Copy all the data exactly, except the pictures.

□ □ □ □ □

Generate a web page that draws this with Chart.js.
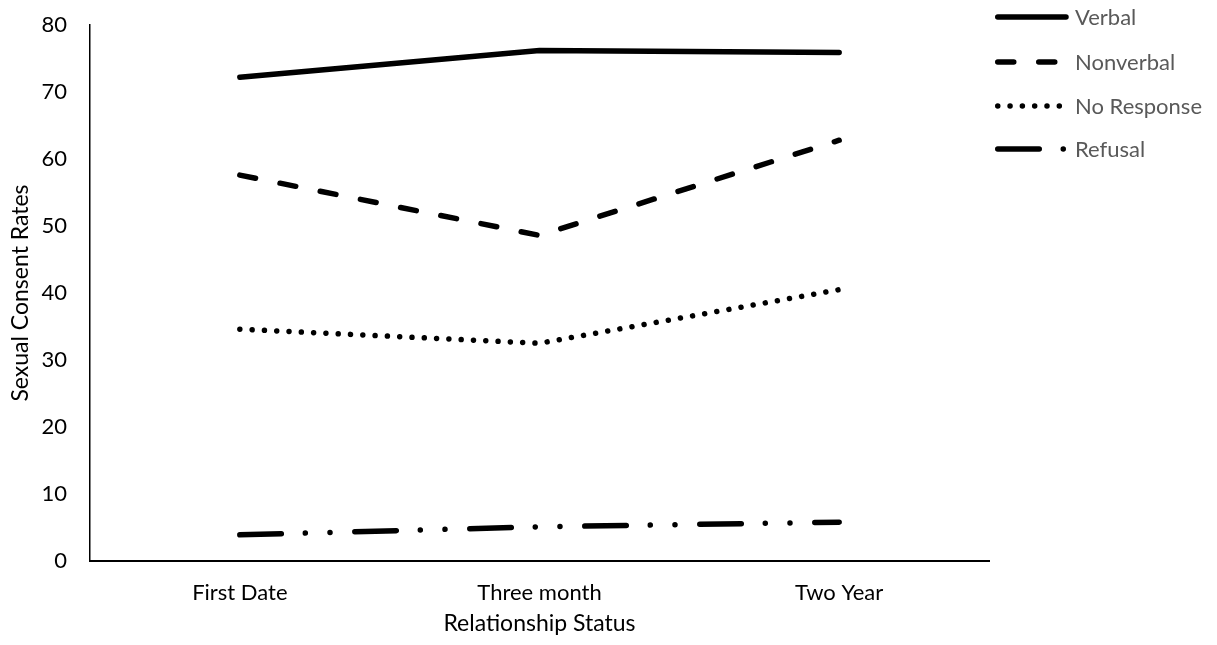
<!DOCTYPE html>
<html>
<head>
<meta charset="utf-8">
<script src="https://cdn.jsdelivr.net/npm/chart.js@4.4.1/dist/chart.umd.min.js"></script>
<style>
  html, body { margin: 0; padding: 0; background: #fff; }
  #wrap { width: 1217px; height: 645px; }
</style>
</head>
<body>
<div id="wrap"><canvas id="chart" width="1217" height="645"></canvas></div>
<script>
// Relationship stages along the x axis
const categories = ['First Date', 'Three month', 'Two Year'];

// Consent rates per response type
const verbal     = [72.2, 76.2, 75.9];
const nonverbal  = [57.6, 48.6, 62.8];
const noResponse = [34.6, 32.5, 40.5];
const refusal    = [3.9, 5.1, 5.8];

const seriesNames = ['Verbal', 'Nonverbal', 'No Response', 'Refusal'];
const yTicks = [0, 10, 20, 30, 40, 50, 60, 70, 80];

const FONT = 'Lato, "Liberation Sans", sans-serif';
const LINE_W = 5.5;

// Dash patterns for each series
const dashes = [
  [],
  [16, 25],
  [0.01, 12.3],
  [41.5, 24, 0.01, 24.7, 0.01, 24.8]
];

const seriesValues = [verbal, nonverbal, noResponse, refusal];

const datasets = seriesNames.map((name, i) => ({
  label: name,
  data: seriesValues[i],
  borderColor: '#000',
  backgroundColor: '#000',
  borderWidth: LINE_W,
  borderDash: dashes[i],
  borderCapStyle: 'round',
  borderJoinStyle: 'round',
  pointRadius: 0,
  pointHoverRadius: 0,
  tension: 0,
  fill: false
}));

// Legend on the right: a line sample followed by the series name
const sideLegend = {
  id: 'sideLegend',
  afterDraw(chart) {
    const ctx = chart.ctx;
    const rows = [17, 62, 106, 149];
    const x0 = 995, x1 = 1066, tx = 1075;
    ctx.save();
    chart.data.datasets.forEach((ds, i) => {
      const y = rows[i];
      ctx.beginPath();
      ctx.lineWidth = ds.borderWidth;
      ctx.strokeStyle = ds.borderColor;
      ctx.lineCap = 'round';
      ctx.setLineDash(ds.borderDash || []);
      ctx.moveTo(x0 + LINE_W / 2, y);
      ctx.lineTo(x1, y);
      ctx.stroke();
      ctx.setLineDash([]);
      ctx.fillStyle = '#595959';
      ctx.font = '22px ' + FONT;
      ctx.textAlign = 'left';
      ctx.textBaseline = 'middle';
      ctx.fillText(ds.label, tx, y + 1);
    });
    ctx.restore();
  }
};

new Chart(document.getElementById('chart'), {
  type: 'line',
  data: { labels: categories, datasets },
  plugins: [sideLegend],
  options: {
    responsive: false,
    animation: false,
    devicePixelRatio: 1,
    layout: { padding: { left: 0, right: 228, top: 25, bottom: 0 } },
    plugins: {
      legend: { display: false },
      tooltip: { enabled: false },
      title: { display: false }
    },
    scales: {
      x: {
        offset: true,
        grid: { display: false, drawTicks: false },
        border: { display: true, color: '#000', width: 2 },
        ticks: { color: '#000', font: { family: FONT, size: 22 }, padding: 19 },
        title: {
          display: true,
          text: 'Relationship Status',
          color: '#000',
          font: { family: FONT, size: 23 },
          padding: { top: 0, bottom: 8 }
        },
        afterFit(s) { s.height = 84; s.paddingLeft = 0; s.paddingRight = 0; }
      },
      y: {
        min: 0,
        max: 80,
        afterBuildTicks(s) { s.ticks = yTicks.map(v => ({ value: v })); },
        grid: { display: false, drawTicks: false },
        border: { display: true, color: '#000', width: 1.5 },
        ticks: { color: '#000', font: { family: FONT, size: 22 }, padding: 23 },
        title: {
          display: true,
          text: 'Sexual Consent Rates',
          color: '#000',
          font: { family: FONT, size: 23 },
          padding: { top: 7, bottom: 0 }
        },
        afterFit(s) { s.width = 90; s.paddingTop = 0; s.paddingBottom = 0; }
      }
    }
  }
});
</script>
</body>
</html>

□ □ □ □ □

→ **Reply**:
Generate a web page that draws this with Chart.js.
<!DOCTYPE html>
<html>
<head>
<meta charset="utf-8">
<script src="https://cdn.jsdelivr.net/npm/chart.js@4.4.1/dist/chart.umd.min.js"></script>
<style>
  html, body { margin: 0; padding: 0; background: #fff; }
  #wrap { width: 1217px; height: 645px; }
</style>
</head>
<body>
<div id="wrap"><canvas id="chart" width="1217" height="645"></canvas></div>
<script>
// Relationship stages along the x axis
const categories = ['First Date', 'Three month', 'Two Year'];

// Consent rates per response type
const verbal     = [72.2, 76.2, 75.9];
const nonverbal  = [57.6, 48.6, 62.8];
const noResponse = [34.6, 32.5, 40.5];
const refusal    = [3.9, 5.1, 5.8];

const seriesNames = ['Verbal', 'Nonverbal', 'No Response', 'Refusal'];
const yTicks = [0, 10, 20, 30, 40, 50, 60, 70, 80];

const FONT = 'Lato, "Liberation Sans", sans-serif';
const LINE_W = 5.5;

// Dash patterns for each series
const dashes = [
  [],
  [16, 25],
  [0.01, 12.3],
  [41.5, 24, 0.01, 24.7, 0.01, 24.8]
];

const seriesValues = [verbal, nonverbal, noResponse, refusal];

const datasets = seriesNames.map((name, i) => ({
  label: name,
  data: seriesValues[i],
  borderColor: '#000',
  backgroundColor: '#000',
  borderWidth: LINE_W,
  borderDash: dashes[i],
  borderCapStyle: 'round',
  borderJoinStyle: 'round',
  pointRadius: 0,
  pointHoverRadius: 0,
  tension: 0,
  fill: false
}));

// Legend on the right: a line sample followed by the series name
const sideLegend = {
  id: 'sideLegend',
  afterDraw(chart) {
    const ctx = chart.ctx;
    const rows = [17, 62, 106, 149];
    const x0 = 995, x1 = 1066, tx = 1075;
    ctx.save();
    chart.data.datasets.forEach((ds, i) => {
      const y = rows[i];
      ctx.beginPath();
      ctx.lineWidth = ds.borderWidth;
      ctx.strokeStyle = ds.borderColor;
      ctx.lineCap = 'round';
      ctx.setLineDash(ds.borderDash || []);
      ctx.moveTo(x0 + LINE_W / 2, y);
      ctx.lineTo(x1, y);
      ctx.stroke();
      ctx.setLineDash([]);
      ctx.fillStyle = '#595959';
      ctx.font = '22px ' + FONT;
      ctx.textAlign = 'left';
      ctx.textBaseline = 'middle';
      ctx.fillText(ds.label, tx, y + 1);
    });
    ctx.restore();
  }
};

new Chart(document.getElementById('chart'), {
  type: 'line',
  data: { labels: categories, datasets },
  plugins: [sideLegend],
  options: {
    responsive: false,
    animation: false,
    devicePixelRatio: 1,
    layout: { padding: { left: 0, right: 228, top: 25, bottom: 0 } },
    plugins: {
      legend: { display: false },
      tooltip: { enabled: false },
      title: { display: false }
    },
    scales: {
      x: {
        offset: true,
        grid: { display: false, drawTicks: false },
        border: { display: true, color: '#000', width: 2 },
        ticks: { color: '#000', font: { family: FONT, size: 22 }, padding: 19 },
        title: {
          display: true,
          text: 'Relationship Status',
          color: '#000',
          font: { family: FONT, size: 23 },
          padding: { top: 0, bottom: 8 }
        },
        afterFit(s) { s.height = 84; s.paddingLeft = 0; s.paddingRight = 0; }
      },
      y: {
        min: 0,
        max: 80,
        afterBuildTicks(s) { s.ticks = yTicks.map(v => ({ value: v })); },
        grid: { display: false, drawTicks: false },
        border: { display: true, color: '#000', width: 1.5 },
        ticks: { color: '#000', font: { family: FONT, size: 22 }, padding: 23 },
        title: {
          display: true,
          text: 'Sexual Consent Rates',
          color: '#000',
          font: { family: FONT, size: 23 },
          padding: { top: 7, bottom: 0 }
        },
        afterFit(s) { s.width = 90; s.paddingTop = 0; s.paddingBottom = 0; }
      }
    }
  }
});
</script>
</body>
</html>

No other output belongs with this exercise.